Invista North America S.A.R.L., et al. v. M&G USA Corporation, et al., C.A. No. 11-1007- SLR, January 14, 2015.
Robinson, J. Defendants’ motions to stay and for relief pursuant to Rule 60(b) are denied.
Final judgment was entered in favor of plaintiffs on April 1, 2014 following a finding by the court of infringement and a jury finding that the patent is not invalid. Defendants requested reexamination with the PTO on April 29, 2014 and again on September 12, 2014. The Federal Circuit affirmed the final judgment without opinion on October 7, 2014. Thereafter, on October 23, 2014, the PTO merged the two reexams and issued a Merged Office Action rejecting all claims of the patent-in-suit. The court notes that only because damages and willfulness were bifurcated is it possible that defendants’ get another bite at this apple.
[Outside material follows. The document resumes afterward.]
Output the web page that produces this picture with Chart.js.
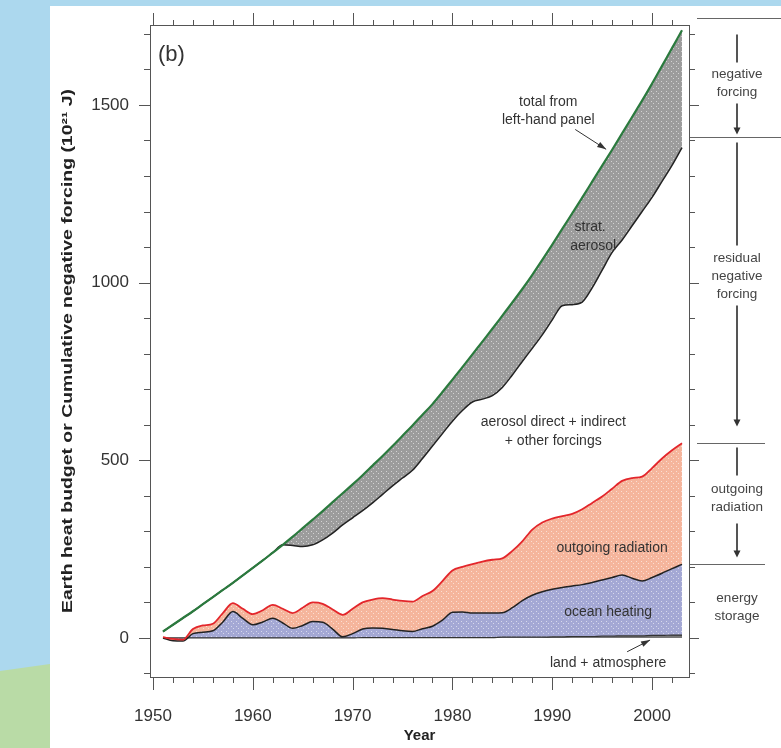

The court regrets that its prior practice of bifurcating has led to this need to consider this motion. The court declines to stay proceedings on damages while the proceedings are pending before the PTO. With respect to the Rule 60(b)(2) motion, the newly discovered evidence relied on by defendants includes the PTO’s update to the prosecution history from the reexam proceedings occurring after the entry of final judgment. Additional Rule 60 arguments are rejected. The court will entertain further discussion on whether one or both parties should post bonds.